● **EXERCISE TASK**
Give a verbatim copy of the lines below, minus the pictures.

● **GIVEN INFORMATION**
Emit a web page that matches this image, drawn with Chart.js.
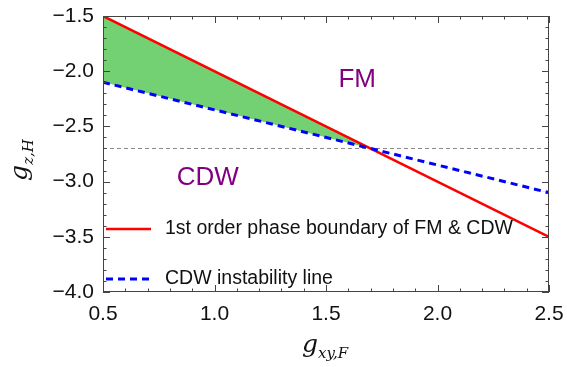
<!DOCTYPE html>
<html>
<head>
<meta charset="utf-8">
<script src="https://cdn.jsdelivr.net/npm/chart.js@4.4.1/dist/chart.umd.min.js"></script>
<style>
  html, body { margin: 0; padding: 0; background: #fff; }
  #wrap { width: 567px; height: 367px; }
</style>
</head>
<body>
<div id="wrap"><canvas id="myChart"></canvas></div>
<script>
// datos de las dos lineas (extremos en g_xy,F)
const xEnds = [0.5, 2.5];
const boundaryY = [-1.5, -3.5];      // frontera de primer orden FM / CDW
const instabilityY = [-2.1, -3.1];   // linea de inestabilidad CDW
const crossY = [-2.7, -2.7];         // horizontal por el cruce
const xTicks = [0.5, 1.0, 1.5, 2.0, 2.5];
const yTicks = [-4.0, -3.5, -3.0, -2.5, -2.0, -1.5];
const seriesLabels = ['1st order phase boundary of FM & CDW', 'CDW instability line'];
const regionLabels = [
  { text: 'FM', x: 1.64, y: -2.08 },
  { text: 'CDW', x: 0.97, y: -2.97 }
];

const toPts = ys => xEnds.map((x, i) => ({ x: x, y: ys[i] }));
const fmt = v => v.toFixed(1).replace('-', '\u2212');
const SANS = '"Liberation Sans", Arial, sans-serif';
const SERIF = '"DejaVu Serif", "Liberation Serif", serif';

// marco, ticks hacia adentro, leyenda y textos
const framePlugin = {
  id: 'frame',
  afterDatasetsDraw(chart) {
    const { ctx, chartArea: a, scales } = chart;
    const xs = scales.x, ys = scales.y;
    ctx.save();
    ctx.strokeStyle = '#444';
    ctx.lineWidth = 1;
    ctx.strokeRect(a.left + 0.5, a.top + 0.5, a.right - a.left - 1, a.bottom - a.top - 1);
    // ticks x (cada 0.1, mayores cada 0.5)
    for (let i = 0; i <= 20; i++) {
      const v = 0.5 + i * 0.1;
      const px = Math.round(xs.getPixelForValue(v)) + 0.5;
      const len = i % 5 === 0 ? 7 : 3.5;
      ctx.beginPath();
      ctx.moveTo(px, a.bottom); ctx.lineTo(px, a.bottom - len);
      ctx.moveTo(px, a.top); ctx.lineTo(px, a.top + len);
      ctx.stroke();
    }
    // ticks y
    for (let i = 0; i <= 25; i++) {
      const v = -4.0 + i * 0.1;
      const py = Math.round(ys.getPixelForValue(v)) + 0.5;
      const len = i % 5 === 0 ? 7 : 3.5;
      ctx.beginPath();
      ctx.moveTo(a.left, py); ctx.lineTo(a.left + len, py);
      ctx.moveTo(a.right, py); ctx.lineTo(a.right - len, py);
      ctx.stroke();
    }
    // textos de las fases
    ctx.fillStyle = '#800080';
    ctx.font = '26px ' + SANS;
    ctx.textAlign = 'center';
    ctx.textBaseline = 'middle';
    regionLabels.forEach(r => {
      ctx.fillText(r.text, xs.getPixelForValue(r.x), ys.getPixelForValue(r.y));
    });
    // leyenda
    const items = [
      { ds: chart.data.datasets[0], y: 229 },
      { ds: chart.data.datasets[1], y: 279 }
    ];
    ctx.textAlign = 'left';
    ctx.fillStyle = '#111';
    ctx.font = '19.5px ' + SANS;
    items.forEach(it => {
      ctx.beginPath();
      ctx.strokeStyle = it.ds.borderColor;
      ctx.lineWidth = it.ds.borderWidth;
      ctx.setLineDash(it.ds.borderDash || []);
      ctx.moveTo(a.left + 3, it.y);
      ctx.lineTo(a.left + 48, it.y);
      ctx.stroke();
      ctx.setLineDash([]);
      ctx.fillText(it.ds.label, a.left + 62, it.y);
    });
    // titulos de ejes
    ctx.fillStyle = '#111';
    const mathLabel = (main, sub, cx, cy, rot) => {
      ctx.save();
      ctx.translate(cx, cy);
      ctx.rotate(rot);
      ctx.font = 'italic 25px ' + SERIF;
      const w1 = ctx.measureText(main).width;
      ctx.font = 'italic 15px ' + SERIF;
      const w2 = ctx.measureText(sub).width;
      const x0 = -(w1 + w2) / 2;
      ctx.textBaseline = 'alphabetic';
      ctx.font = 'italic 25px ' + SERIF;
      ctx.fillText(main, x0, 0);
      ctx.font = 'italic 15px ' + SERIF;
      ctx.fillText(sub, x0 + w1, 6);
      ctx.restore();
    };
    mathLabel('g', 'xy,F', 325, 352, 0);
    mathLabel('g', 'z,H', 27, 160, -Math.PI / 2);
    ctx.restore();
  }
};

const ctx = document.getElementById('myChart');
new Chart(ctx, {
  type: 'line',
  data: {
    datasets: [{
      label: seriesLabels[0],
      data: toPts(boundaryY),
      borderColor: '#ff0000',
      borderWidth: 2.5,
      pointRadius: 0,
      fill: { target: '+1', above: 'rgba(115, 209, 115, 1)', below: 'rgba(0,0,0,0)' },
      order: 1
    }, {
      label: seriesLabels[1],
      data: toPts(instabilityY),
      borderColor: '#0000ff',
      borderWidth: 3,
      borderDash: [7, 5],
      pointRadius: 0,
      fill: false,
      order: 0
    }, {
      label: 'cruce',
      data: toPts(crossY),
      borderColor: '#888',
      borderWidth: 1,
      borderDash: [4, 3],
      pointRadius: 0,
      fill: false,
      order: 2
    }]
  },
  options: {
    responsive: true,
    maintainAspectRatio: false,
    animation: false,
    layout: { padding: { left: 0, right: 18, top: 16, bottom: 0 } },
    plugins: { legend: { display: false }, tooltip: { enabled: false } },
    scales: {
      x: {
        type: 'linear',
        min: 0.5, max: 2.5,
        afterBuildTicks: s => { s.ticks = xTicks.map(v => ({ value: v })); },
        afterFit: s => { s.height = 75; s.paddingLeft = 0; s.paddingRight = 0; },
        grid: { display: false, drawTicks: false },
        border: { display: false },
        ticks: {
          padding: 10,
          color: '#111',
          font: { family: SANS, size: 21 },
          callback: v => fmt(v)
        }
      },
      y: {
        type: 'linear',
        min: -4, max: -1.5,
        afterBuildTicks: s => { s.ticks = yTicks.map(v => ({ value: v })); },
        afterFit: s => { s.width = 103; s.paddingTop = 0; s.paddingBottom = 0; },
        grid: { display: false, drawTicks: false },
        border: { display: false },
        ticks: {
          padding: 9,
          color: '#111',
          font: { family: SANS, size: 21 },
          callback: v => fmt(v)
        }
      }
    }
  },
  plugins: [framePlugin]
});
</script>
</body>
</html>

● **ANSWER TO THE EXERCISE**
Emit a web page that matches this image, drawn with Chart.js.
<!DOCTYPE html>
<html>
<head>
<meta charset="utf-8">
<script src="https://cdn.jsdelivr.net/npm/chart.js@4.4.1/dist/chart.umd.min.js"></script>
<style>
  html, body { margin: 0; padding: 0; background: #fff; }
  #wrap { width: 567px; height: 367px; }
</style>
</head>
<body>
<div id="wrap"><canvas id="myChart"></canvas></div>
<script>
// datos de las dos lineas (extremos en g_xy,F)
const xEnds = [0.5, 2.5];
const boundaryY = [-1.5, -3.5];      // frontera de primer orden FM / CDW
const instabilityY = [-2.1, -3.1];   // linea de inestabilidad CDW
const crossY = [-2.7, -2.7];         // horizontal por el cruce
const xTicks = [0.5, 1.0, 1.5, 2.0, 2.5];
const yTicks = [-4.0, -3.5, -3.0, -2.5, -2.0, -1.5];
const seriesLabels = ['1st order phase boundary of FM & CDW', 'CDW instability line'];
const regionLabels = [
  { text: 'FM', x: 1.64, y: -2.08 },
  { text: 'CDW', x: 0.97, y: -2.97 }
];

const toPts = ys => xEnds.map((x, i) => ({ x: x, y: ys[i] }));
const fmt = v => v.toFixed(1).replace('-', '\u2212');
const SANS = '"Liberation Sans", Arial, sans-serif';
const SERIF = '"DejaVu Serif", "Liberation Serif", serif';

// marco, ticks hacia adentro, leyenda y textos
const framePlugin = {
  id: 'frame',
  afterDatasetsDraw(chart) {
    const { ctx, chartArea: a, scales } = chart;
    const xs = scales.x, ys = scales.y;
    ctx.save();
    ctx.strokeStyle = '#444';
    ctx.lineWidth = 1;
    ctx.strokeRect(a.left + 0.5, a.top + 0.5, a.right - a.left - 1, a.bottom - a.top - 1);
    // ticks x (cada 0.1, mayores cada 0.5)
    for (let i = 0; i <= 20; i++) {
      const v = 0.5 + i * 0.1;
      const px = Math.round(xs.getPixelForValue(v)) + 0.5;
      const len = i % 5 === 0 ? 7 : 3.5;
      ctx.beginPath();
      ctx.moveTo(px, a.bottom); ctx.lineTo(px, a.bottom - len);
      ctx.moveTo(px, a.top); ctx.lineTo(px, a.top + len);
      ctx.stroke();
    }
    // ticks y
    for (let i = 0; i <= 25; i++) {
      const v = -4.0 + i * 0.1;
      const py = Math.round(ys.getPixelForValue(v)) + 0.5;
      const len = i % 5 === 0 ? 7 : 3.5;
      ctx.beginPath();
      ctx.moveTo(a.left, py); ctx.lineTo(a.left + len, py);
      ctx.moveTo(a.right, py); ctx.lineTo(a.right - len, py);
      ctx.stroke();
    }
    // textos de las fases
    ctx.fillStyle = '#800080';
    ctx.font = '26px ' + SANS;
    ctx.textAlign = 'center';
    ctx.textBaseline = 'middle';
    regionLabels.forEach(r => {
      ctx.fillText(r.text, xs.getPixelForValue(r.x), ys.getPixelForValue(r.y));
    });
    // leyenda
    const items = [
      { ds: chart.data.datasets[0], y: 229 },
      { ds: chart.data.datasets[1], y: 279 }
    ];
    ctx.textAlign = 'left';
    ctx.fillStyle = '#111';
    ctx.font = '19.5px ' + SANS;
    items.forEach(it => {
      ctx.beginPath();
      ctx.strokeStyle = it.ds.borderColor;
      ctx.lineWidth = it.ds.borderWidth;
      ctx.setLineDash(it.ds.borderDash || []);
      ctx.moveTo(a.left + 3, it.y);
      ctx.lineTo(a.left + 48, it.y);
      ctx.stroke();
      ctx.setLineDash([]);
      ctx.fillText(it.ds.label, a.left + 62, it.y);
    });
    // titulos de ejes
    ctx.fillStyle = '#111';
    const mathLabel = (main, sub, cx, cy, rot) => {
      ctx.save();
      ctx.translate(cx, cy);
      ctx.rotate(rot);
      ctx.font = 'italic 25px ' + SERIF;
      const w1 = ctx.measureText(main).width;
      ctx.font = 'italic 15px ' + SERIF;
      const w2 = ctx.measureText(sub).width;
      const x0 = -(w1 + w2) / 2;
      ctx.textBaseline = 'alphabetic';
      ctx.font = 'italic 25px ' + SERIF;
      ctx.fillText(main, x0, 0);
      ctx.font = 'italic 15px ' + SERIF;
      ctx.fillText(sub, x0 + w1, 6);
      ctx.restore();
    };
    mathLabel('g', 'xy,F', 325, 352, 0);
    mathLabel('g', 'z,H', 27, 160, -Math.PI / 2);
    ctx.restore();
  }
};

const ctx = document.getElementById('myChart');
new Chart(ctx, {
  type: 'line',
  data: {
    datasets: [{
      label: seriesLabels[0],
      data: toPts(boundaryY),
      borderColor: '#ff0000',
      borderWidth: 2.5,
      pointRadius: 0,
      fill: { target: '+1', above: 'rgba(115, 209, 115, 1)', below: 'rgba(0,0,0,0)' },
      order: 1
    }, {
      label: seriesLabels[1],
      data: toPts(instabilityY),
      borderColor: '#0000ff',
      borderWidth: 3,
      borderDash: [7, 5],
      pointRadius: 0,
      fill: false,
      order: 0
    }, {
      label: 'cruce',
      data: toPts(crossY),
      borderColor: '#888',
      borderWidth: 1,
      borderDash: [4, 3],
      pointRadius: 0,
      fill: false,
      order: 2
    }]
  },
  options: {
    responsive: true,
    maintainAspectRatio: false,
    animation: false,
    layout: { padding: { left: 0, right: 18, top: 16, bottom: 0 } },
    plugins: { legend: { display: false }, tooltip: { enabled: false } },
    scales: {
      x: {
        type: 'linear',
        min: 0.5, max: 2.5,
        afterBuildTicks: s => { s.ticks = xTicks.map(v => ({ value: v })); },
        afterFit: s => { s.height = 75; s.paddingLeft = 0; s.paddingRight = 0; },
        grid: { display: false, drawTicks: false },
        border: { display: false },
        ticks: {
          padding: 10,
          color: '#111',
          font: { family: SANS, size: 21 },
          callback: v => fmt(v)
        }
      },
      y: {
        type: 'linear',
        min: -4, max: -1.5,
        afterBuildTicks: s => { s.ticks = yTicks.map(v => ({ value: v })); },
        afterFit: s => { s.width = 103; s.paddingTop = 0; s.paddingBottom = 0; },
        grid: { display: false, drawTicks: false },
        border: { display: false },
        ticks: {
          padding: 9,
          color: '#111',
          font: { family: SANS, size: 21 },
          callback: v => fmt(v)
        }
      }
    }
  },
  plugins: [framePlugin]
});
</script>
</body>
</html>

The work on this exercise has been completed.